= Humberto López Cruz =

Cuban American writer (born 1959)

Humberto López Cruz (born 1959, Havana, Cuba) is a Cuban American writer. He earned a Ph.D. in Spanish at Florida State University. Currently, he is a professor of Spanish and Latin American Studies at the University of Central Florida, in Orlando. He has authored two poetry collections, Escorzo de un instante (2003) and Festinación (2012); his poems and other work have appeared in several publications in the United States, Spain, and Panamá. He has authored and/or edited several books on literary criticism. In addition, his articles have been published in respected academic journals, as well as in book chapters in accredited series, in the United States, Panama, Costa Rica, Mexico, Nicaragua, Guatemala, Puerto Rico, and Spain.

== Relevance in Panamanian Literature ==
Dr. López Cruz is a scholar and an admirer of Panamanian literature, and sees the value in how literature in Panama narrates the nation, as with every new reading Panama is "rewritten". In 1995 was when he experienced Panamanian literature for the first time, and after several years of corresponding with Panamanian intellectuals, he was eventually invited to take part in an international and cultural event, so named Literatura y Nación. Dr. López Cruz is considered as one of the best foreign scholars of literature relating to the nation of Panama. As a promoter of Panamanian literature, Dr. López Cruz is also invited to Panama to participate in literary panels in order to represent the country. Dr. López Cruz has also made many contributions to reviews and national journals about Panama. Dr. López Cruz has also had his work reviewed in other papers

==Awards and recognition==
Dr. López Cruz was inducted as a correspondent member of Academia Norteamericana de la Lengua Epañola (ANLE) in 2016.

In 2015, Dr. López Cruz' was given the highest honor by the University of Central Florida by being awarded the Pegasus Professor award. This award is only given out to a small number of professors each year by the President of the university, and is an award for "highly successful teaching, research and creative activity, and service accomplished by senior members of the university faculty".

In the 2015–2016 academic year, Dr. López Cruz received the Founder's Day Award for Excellence in Research, and in 2013 he was selected as one of the 20 Fabulous Hispanic Higher-Education Professors in Florida by Online Schools Florida

On November 30, 2000, Dr. López Cruz was also awarded the Order of Los Descubridores by Sigma Delta Pi, which is the National Collegiate Hispanic Honor Society.

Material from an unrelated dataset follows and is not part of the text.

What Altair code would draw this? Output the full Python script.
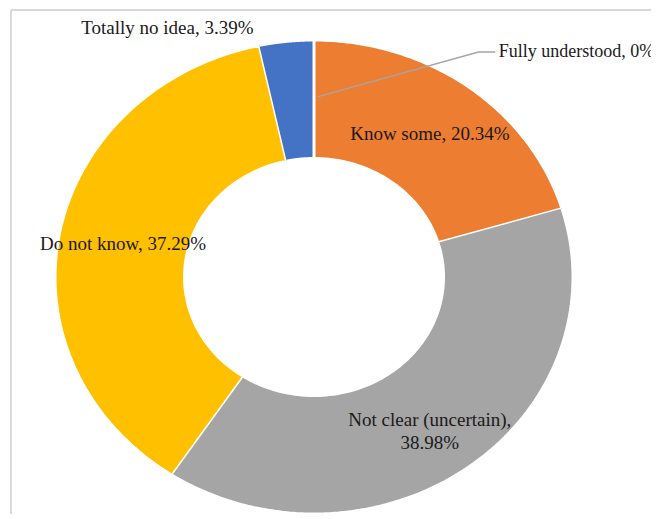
import altair as alt
import pandas as pd

# ---- data ----
categories = ["Fully understood", "Know some", "Not clear (uncertain)", "Do not know", "Totally no idea"]
values = [0.0, 20.34, 38.98, 37.29, 3.39]
labels = ["Fully understood, 0%", "Know some, 20.34%", "Not clear (uncertain),\n38.98%",
          "Do not know, 37.29%", "Totally no idea, 3.39%"]
colors = ["#4472C4", "#ED7D31", "#A5A5A5", "#FFC000", "#4472C4"]
inside = ["Know some", "Not clear (uncertain)", "Do not know"]

df = pd.DataFrame({"category": categories, "value": values, "label": labels,
                   "order": list(range(len(categories)))})

# ---- styling / layout ----
N = 90
INNER = 0.5
W, H = 643, 506
xs = alt.Scale(domain=[-1.1815, 1.3011], nice=False, zero=False)
ys = alt.Scale(domain=[-1.0, 1.135], nice=False, zero=False)
FONT = "Liberation Serif"
FS = 19
TXT = "#1a1a1a"
cscale = alt.Scale(domain=categories, range=colors)

# callout for the zero slice (data units)
callout = pd.DataFrame({"x": [0.012, 0.635, 0.70], "y": [0.76, 0.949, 0.949], "k": [0, 1, 2]})
callout_text = pd.DataFrame({"x": [0.713], "y": [0.949], "label": [labels[0]]})

base = alt.Chart(df).transform_window(
    cum="sum(value)", sort=[alt.SortField("order")], frame=[None, 0]
).transform_calculate(
    a0="2*PI*(datum.cum - datum.value)/100",
    a1="2*PI*datum.cum/100",
)

ring = base.transform_calculate(
    idx=f"sequence(0, {2 * N + 2})"
).transform_flatten(["idx"]).transform_calculate(
    t=f"datum.idx <= {N} ? datum.a0 + (datum.a1 - datum.a0) * datum.idx / {N} "
      f": datum.a1 - (datum.a1 - datum.a0) * (datum.idx - {N + 1}) / {N}",
    r=f"datum.idx <= {N} ? 1 : {INNER}",
).transform_calculate(
    px="datum.r * sin(datum.t)",
    py="datum.r * cos(datum.t)",
).mark_line(filled=True, stroke="white", strokeWidth=3, strokeJoin="round").encode(
    x=alt.X("px:Q", scale=xs, axis=None),
    y=alt.Y("py:Q", scale=ys, axis=None),
    color=alt.Color("category:N", scale=cscale, legend=None),
    detail="category:N",
    order=alt.Order("idx:Q"),
)

mids = base.transform_calculate(mid="(datum.a0 + datum.a1) / 2")

in_labels = mids.transform_filter(
    alt.FieldOneOfPredicate(field="category", oneOf=inside)
).transform_calculate(
    lx="0.75 * sin(datum.mid)", ly="0.75 * cos(datum.mid)"
).mark_text(font=FONT, fontSize=FS, color=TXT, lineBreak="\n", lineHeight=23).encode(
    x=alt.X("lx:Q", scale=xs, axis=None),
    y=alt.Y("ly:Q", scale=ys, axis=None),
    text="label:N",
)

small_label = mids.transform_filter(
    alt.datum.category == "Totally no idea"
).transform_calculate(
    lx="sin(datum.mid)", ly="cos(datum.mid)"
).mark_text(font=FONT, fontSize=FS, color=TXT, align="right", dx=-33, dy=-13).encode(
    x=alt.X("lx:Q", scale=xs, axis=None),
    y=alt.Y("ly:Q", scale=ys, axis=None),
    text="label:N",
)

leader = alt.Chart(callout).mark_line(color="#A5A5A5", strokeWidth=1.5).encode(
    x=alt.X("x:Q", scale=xs, axis=None),
    y=alt.Y("y:Q", scale=ys, axis=None),
    order="k:Q",
)

zero_label = alt.Chart(callout_text).mark_text(font=FONT, fontSize=18, color=TXT, align="left").encode(
    x=alt.X("x:Q", scale=xs, axis=None),
    y=alt.Y("y:Q", scale=ys, axis=None),
    text="label:N",
)

frame_top = alt.Chart(df).mark_rule(color="#D9D9D9", strokeWidth=1.5).encode(
    x=alt.value(3), x2=alt.value(W), y=alt.value(2)
)
frame_left = alt.Chart(df).mark_rule(color="#D9D9D9", strokeWidth=1.5).encode(
    x=alt.value(3), y=alt.value(2), y2=alt.value(H)
)

chart = alt.layer(
    frame_top, frame_left, ring, leader, in_labels, small_label, zero_label
).properties(
    width=W, height=H, padding=0, autosize=alt.AutoSizeParams(type="none")
).configure_view(stroke=None)

chart.save("out.html", embed_options={"renderer": "svg", "actions": False})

The Order of Los Descubridores is awarded for "exceptional and meritorious service in the fields of Hispanic scholarship, the teaching of Spanish, and the promotion of good relations between English-speaking countries and those of Spanish speech." This is one of the highest honors awarded by Sigma Delta Pi.

== Published works ==
=== Books of Poetry ===
- Rocallas del andén. Valencia: Aduana Vieja, 2019.
- Festinación. Valencia: Aduana Vieja, 2012.
- Escorzo de un instante. Madrid: Betania, 2001.

=== Books on Literary Criticism ===
- Dulce María Loynaz: un verso en el tiempo. Valencia: Aduana Vieja, 2024.
- Tetrapalabra: cuatro ensayos sobre letras cubanas. Valencia: Aduana Vieja, 2020.
- Panamá, letras de hoy. Panamá: Círculo de Lectura Guillermo Andreve, 2005.
- Asedio a Panamá: su literatura. Panamá: U of Santa María La Antigua Press, 2002.

=== Book Edition ===
- El garrote en Cuba, by Manuel López Valdés. 2nd ed. Introduction and Bibliography by Humberto López Cruz, Miami: Universal, 2000.
- Guillermo Cabrera Infante: el subterfugio de la palabra, Ed., Intro., and bibliography by Humberto López Cruz, Madrid: Hispano Cubana, 2009.
- Virgilio Piñera: el artificio del miedo, Ed., Intro., and bibliography by Humberto López Cruz, Madrid: Hispano Cubana, 2012.
- Gastón Baquero: la visibilidad de lo oculto, Ed., Intro., and bibliography by Humberto López Cruz, Madrid: Hispano Cubana, 2015.
- Individual poems have been published in the following journals: Confluencia, Horizontes, Maga, Baquiana, RANLE, Sinalefa.
- Individual creative essays have been published in: Revista Hispano Cubana, Hispanic Outlook, Horizontes, and La Habana Elegante.